Objective :: Repeat all the material exactly; pictures stay out of your copy.

#### Dataset section ####

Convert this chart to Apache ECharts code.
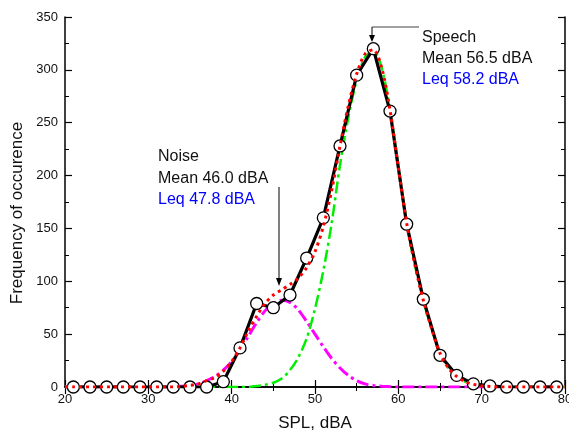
<!DOCTYPE html>
<html>
<head>
<meta charset="utf-8">
<script src="https://cdn.jsdelivr.net/npm/echarts@6/dist/echarts.min.js"></script>
<style>
html,body{margin:0;padding:0;background:#fff;}
#c{width:569px;height:432px;}
</style>
</head>
<body>
<div id="c"></div>
<script>
// Measured histogram (circles)
const measX = [21,23,25,27,29,31,33,35,37,39,41,43,45,47,49,51,53,55,57,59,61,63,65,67,69,71,73,75,77,79];
const measY = [0,0,0,0,0,0,0,0,0,5,37,79,75,87,122,160,228,295,320,261,154,83,30,11,3,1,0,0,0,0];

// Fit curves read at integer SPL values 20..80
const fitX = [20,21,22,23,24,25,26,27,28,29,30,31,32,33,34,35,36,37,38,39,40,41,42,43,44,45,46,47,48,49,50,51,52,53,54,55,56,57,58,59,60,61,62,63,64,65,66,67,68,69,70,71,72,73,74,75,76,77,78,79,80];
const noiseFit = [0,0,0,0,0,0,0,0,0,0,0,0,0,0.3,0.7,1.5,3,6,10,16,24,35,48,61,72,79,82,80,73,62,50,38,27,18,11,6,3,1.5,0.7,0.3,0,0,0,0,0,0,0,0,0,0,0,0,0,0,0,0,0,0,0,0,0];
const speechFit = [0,0,0,0,0,0,0,0,0,0,0,0,0,0,0,0,0,0,0,0,0,0,0,1,2,4,8,16,28,46,74,110,155,210,255,290,312,318,302,262,208,155,115,82,55,32,18,10,5,2.5,1,0.5,0,0,0,0,0,0,0,0,0];
const totalFit = [0,0,0,0,0,0,0,0,0,0,0,0,0,0,0.7,1.5,3,6,9,15,24,37,53,67,79,87,92,97,103,113,128,152,186,228,266,296,315,319,302,262,208,155,115,82,55,32,18,10,5,2.5,1,0.5,0,0,0,0,0,0,0,0,0];

const xTitle = 'SPL, dBA';
const yTitle = 'Frequency of occurence';

const pair = (xs, ys) => xs.map((x, i) => [x, ys[i]]);

const FONT = '"Liberation Sans", Arial, sans-serif';
const chart = echarts.init(document.getElementById('c'));

const tickCommon = {
  axisLine: {show: true, lineStyle: {color: '#000', width: 1.5}},
  axisTick: {show: true, inside: true, length: 7, lineStyle: {color: '#000', width: 1.2}},
  minorTick: {show: true, splitNumber: 2, length: 4, lineStyle: {color: '#000', width: 1}},
  splitLine: {show: false},
  minorSplitLine: {show: false}
};

chart.setOption({
  animation: false,
  backgroundColor: '#fff',
  grid: {left: 65, right: 4, top: 17, bottom: 45, containLabel: false, outerBoundsMode: 'none'},
  xAxis: [
    Object.assign({
      type: 'value', min: 20, max: 80, interval: 10, position: 'bottom',
      name: xTitle, nameLocation: 'middle', nameGap: 28,
      nameTextStyle: {fontFamily: FONT, fontSize: 17, color: '#111'},
      axisLabel: {fontFamily: FONT, fontSize: 13, color: '#111', margin: 6}
    }, tickCommon),
    Object.assign({
      type: 'value', min: 20, max: 80, interval: 10, position: 'top',
      axisLabel: {show: false}
    }, tickCommon)
  ],
  yAxis: [
    Object.assign({
      type: 'value', min: 0, max: 350, interval: 50, position: 'left',
      name: yTitle, nameLocation: 'middle', nameGap: 33, nameRotate: 90,
      nameTextStyle: {fontFamily: FONT, fontSize: 17, color: '#111', padding: [0, 22, 0, 0]},
      axisLabel: {fontFamily: FONT, fontSize: 13, color: '#111', margin: 7}
    }, tickCommon),
    Object.assign({
      type: 'value', min: 0, max: 350, interval: 50, position: 'right',
      axisLabel: {show: false}
    }, tickCommon)
  ],
  series: [
    {
      type: 'line', data: pair(fitX, noiseFit), showSymbol: false, symbol: 'none',
      smooth: 0.3, lineStyle: {color: '#ff00ff', width: 3, type: [12, 4, 3, 4]}, z: 2
    },
    {
      type: 'line', data: pair(fitX, speechFit), showSymbol: false, symbol: 'none',
      smooth: 0.3, lineStyle: {color: '#00ee00', width: 2.5, type: [12, 4, 3, 4]}, z: 3
    },
    {
      type: 'line', data: pair(measX, measY), symbol: 'circle', symbolSize: 12,
      itemStyle: {color: '#fff', borderColor: '#000', borderWidth: 1.3},
      lineStyle: {color: '#000', width: 3.2}, z: 4
    },
    {
      type: 'line', data: pair(fitX, totalFit), showSymbol: false, symbol: 'none',
      smooth: 0.3, lineStyle: {color: '#ff0000', width: 3, type: [3, 4]}, z: 5
    }
  ],
  graphic: [
    {type: 'line', shape: {x1: 372, y1: 27, x2: 419, y2: 27}, style: {stroke: '#808080', lineWidth: 1.5}, z: 10},
    {type: 'line', shape: {x1: 372, y1: 27, x2: 372, y2: 36}, style: {stroke: '#000', lineWidth: 1}, z: 10},
    {type: 'polygon', shape: {points: [[369, 35], [375, 35], [372, 42]]}, style: {fill: '#000'}, z: 10},
    {type: 'line', shape: {x1: 279, y1: 187, x2: 279, y2: 279}, style: {stroke: '#000', lineWidth: 1}, z: 10},
    {type: 'polygon', shape: {points: [[276, 278], [282, 278], [279, 286]]}, style: {fill: '#000'}, z: 10},
    {type: 'text', x: 422, y: 38, style: {text: 'Speech', fill: '#111', font: '16px ' + FONT, verticalAlign: 'middle', align: 'left'}, z: 10},
    {type: 'text', x: 422, y: 59, style: {text: 'Mean 56.5 dBA', fill: '#111', font: '16px ' + FONT, verticalAlign: 'middle', align: 'left'}, z: 10},
    {type: 'text', x: 422, y: 80, style: {text: 'Leq 58.2 dBA', fill: '#0000ff', font: '16px ' + FONT, verticalAlign: 'middle', align: 'left'}, z: 10},
    {type: 'text', x: 158, y: 157, style: {text: 'Noise', fill: '#111', font: '16px ' + FONT, verticalAlign: 'middle', align: 'left'}, z: 10},
    {type: 'text', x: 158, y: 178.5, style: {text: 'Mean 46.0 dBA', fill: '#111', font: '16px ' + FONT, verticalAlign: 'middle', align: 'left'}, z: 10},
    {type: 'text', x: 158, y: 200, style: {text: 'Leq 47.8 dBA', fill: '#0000ff', font: '16px ' + FONT, verticalAlign: 'middle', align: 'left'}, z: 10}
  ]
});
</script>
</body>
</html>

####

Solved problem ::
Convert this chart to Apache ECharts code.
<!DOCTYPE html>
<html>
<head>
<meta charset="utf-8">
<script src="https://cdn.jsdelivr.net/npm/echarts@6/dist/echarts.min.js"></script>
<style>
html,body{margin:0;padding:0;background:#fff;}
#c{width:569px;height:432px;}
</style>
</head>
<body>
<div id="c"></div>
<script>
// Measured histogram (circles)
const measX = [21,23,25,27,29,31,33,35,37,39,41,43,45,47,49,51,53,55,57,59,61,63,65,67,69,71,73,75,77,79];
const measY = [0,0,0,0,0,0,0,0,0,5,37,79,75,87,122,160,228,295,320,261,154,83,30,11,3,1,0,0,0,0];

// Fit curves read at integer SPL values 20..80
const fitX = [20,21,22,23,24,25,26,27,28,29,30,31,32,33,34,35,36,37,38,39,40,41,42,43,44,45,46,47,48,49,50,51,52,53,54,55,56,57,58,59,60,61,62,63,64,65,66,67,68,69,70,71,72,73,74,75,76,77,78,79,80];
const noiseFit = [0,0,0,0,0,0,0,0,0,0,0,0,0,0.3,0.7,1.5,3,6,10,16,24,35,48,61,72,79,82,80,73,62,50,38,27,18,11,6,3,1.5,0.7,0.3,0,0,0,0,0,0,0,0,0,0,0,0,0,0,0,0,0,0,0,0,0];
const speechFit = [0,0,0,0,0,0,0,0,0,0,0,0,0,0,0,0,0,0,0,0,0,0,0,1,2,4,8,16,28,46,74,110,155,210,255,290,312,318,302,262,208,155,115,82,55,32,18,10,5,2.5,1,0.5,0,0,0,0,0,0,0,0,0];
const totalFit = [0,0,0,0,0,0,0,0,0,0,0,0,0,0,0.7,1.5,3,6,9,15,24,37,53,67,79,87,92,97,103,113,128,152,186,228,266,296,315,319,302,262,208,155,115,82,55,32,18,10,5,2.5,1,0.5,0,0,0,0,0,0,0,0,0];

const xTitle = 'SPL, dBA';
const yTitle = 'Frequency of occurence';

const pair = (xs, ys) => xs.map((x, i) => [x, ys[i]]);

const FONT = '"Liberation Sans", Arial, sans-serif';
const chart = echarts.init(document.getElementById('c'));

const tickCommon = {
  axisLine: {show: true, lineStyle: {color: '#000', width: 1.5}},
  axisTick: {show: true, inside: true, length: 7, lineStyle: {color: '#000', width: 1.2}},
  minorTick: {show: true, splitNumber: 2, length: 4, lineStyle: {color: '#000', width: 1}},
  splitLine: {show: false},
  minorSplitLine: {show: false}
};

chart.setOption({
  animation: false,
  backgroundColor: '#fff',
  grid: {left: 65, right: 4, top: 17, bottom: 45, containLabel: false, outerBoundsMode: 'none'},
  xAxis: [
    Object.assign({
      type: 'value', min: 20, max: 80, interval: 10, position: 'bottom',
      name: xTitle, nameLocation: 'middle', nameGap: 28,
      nameTextStyle: {fontFamily: FONT, fontSize: 17, color: '#111'},
      axisLabel: {fontFamily: FONT, fontSize: 13, color: '#111', margin: 6}
    }, tickCommon),
    Object.assign({
      type: 'value', min: 20, max: 80, interval: 10, position: 'top',
      axisLabel: {show: false}
    }, tickCommon)
  ],
  yAxis: [
    Object.assign({
      type: 'value', min: 0, max: 350, interval: 50, position: 'left',
      name: yTitle, nameLocation: 'middle', nameGap: 33, nameRotate: 90,
      nameTextStyle: {fontFamily: FONT, fontSize: 17, color: '#111', padding: [0, 22, 0, 0]},
      axisLabel: {fontFamily: FONT, fontSize: 13, color: '#111', margin: 7}
    }, tickCommon),
    Object.assign({
      type: 'value', min: 0, max: 350, interval: 50, position: 'right',
      axisLabel: {show: false}
    }, tickCommon)
  ],
  series: [
    {
      type: 'line', data: pair(fitX, noiseFit), showSymbol: false, symbol: 'none',
      smooth: 0.3, lineStyle: {color: '#ff00ff', width: 3, type: [12, 4, 3, 4]}, z: 2
    },
    {
      type: 'line', data: pair(fitX, speechFit), showSymbol: false, symbol: 'none',
      smooth: 0.3, lineStyle: {color: '#00ee00', width: 2.5, type: [12, 4, 3, 4]}, z: 3
    },
    {
      type: 'line', data: pair(measX, measY), symbol: 'circle', symbolSize: 12,
      itemStyle: {color: '#fff', borderColor: '#000', borderWidth: 1.3},
      lineStyle: {color: '#000', width: 3.2}, z: 4
    },
    {
      type: 'line', data: pair(fitX, totalFit), showSymbol: false, symbol: 'none',
      smooth: 0.3, lineStyle: {color: '#ff0000', width: 3, type: [3, 4]}, z: 5
    }
  ],
  graphic: [
    {type: 'line', shape: {x1: 372, y1: 27, x2: 419, y2: 27}, style: {stroke: '#808080', lineWidth: 1.5}, z: 10},
    {type: 'line', shape: {x1: 372, y1: 27, x2: 372, y2: 36}, style: {stroke: '#000', lineWidth: 1}, z: 10},
    {type: 'polygon', shape: {points: [[369, 35], [375, 35], [372, 42]]}, style: {fill: '#000'}, z: 10},
    {type: 'line', shape: {x1: 279, y1: 187, x2: 279, y2: 279}, style: {stroke: '#000', lineWidth: 1}, z: 10},
    {type: 'polygon', shape: {points: [[276, 278], [282, 278], [279, 286]]}, style: {fill: '#000'}, z: 10},
    {type: 'text', x: 422, y: 38, style: {text: 'Speech', fill: '#111', font: '16px ' + FONT, verticalAlign: 'middle', align: 'left'}, z: 10},
    {type: 'text', x: 422, y: 59, style: {text: 'Mean 56.5 dBA', fill: '#111', font: '16px ' + FONT, verticalAlign: 'middle', align: 'left'}, z: 10},
    {type: 'text', x: 422, y: 80, style: {text: 'Leq 58.2 dBA', fill: '#0000ff', font: '16px ' + FONT, verticalAlign: 'middle', align: 'left'}, z: 10},
    {type: 'text', x: 158, y: 157, style: {text: 'Noise', fill: '#111', font: '16px ' + FONT, verticalAlign: 'middle', align: 'left'}, z: 10},
    {type: 'text', x: 158, y: 178.5, style: {text: 'Mean 46.0 dBA', fill: '#111', font: '16px ' + FONT, verticalAlign: 'middle', align: 'left'}, z: 10},
    {type: 'text', x: 158, y: 200, style: {text: 'Leq 47.8 dBA', fill: '#0000ff', font: '16px ' + FONT, verticalAlign: 'middle', align: 'left'}, z: 10}
  ]
});
</script>
</body>
</html>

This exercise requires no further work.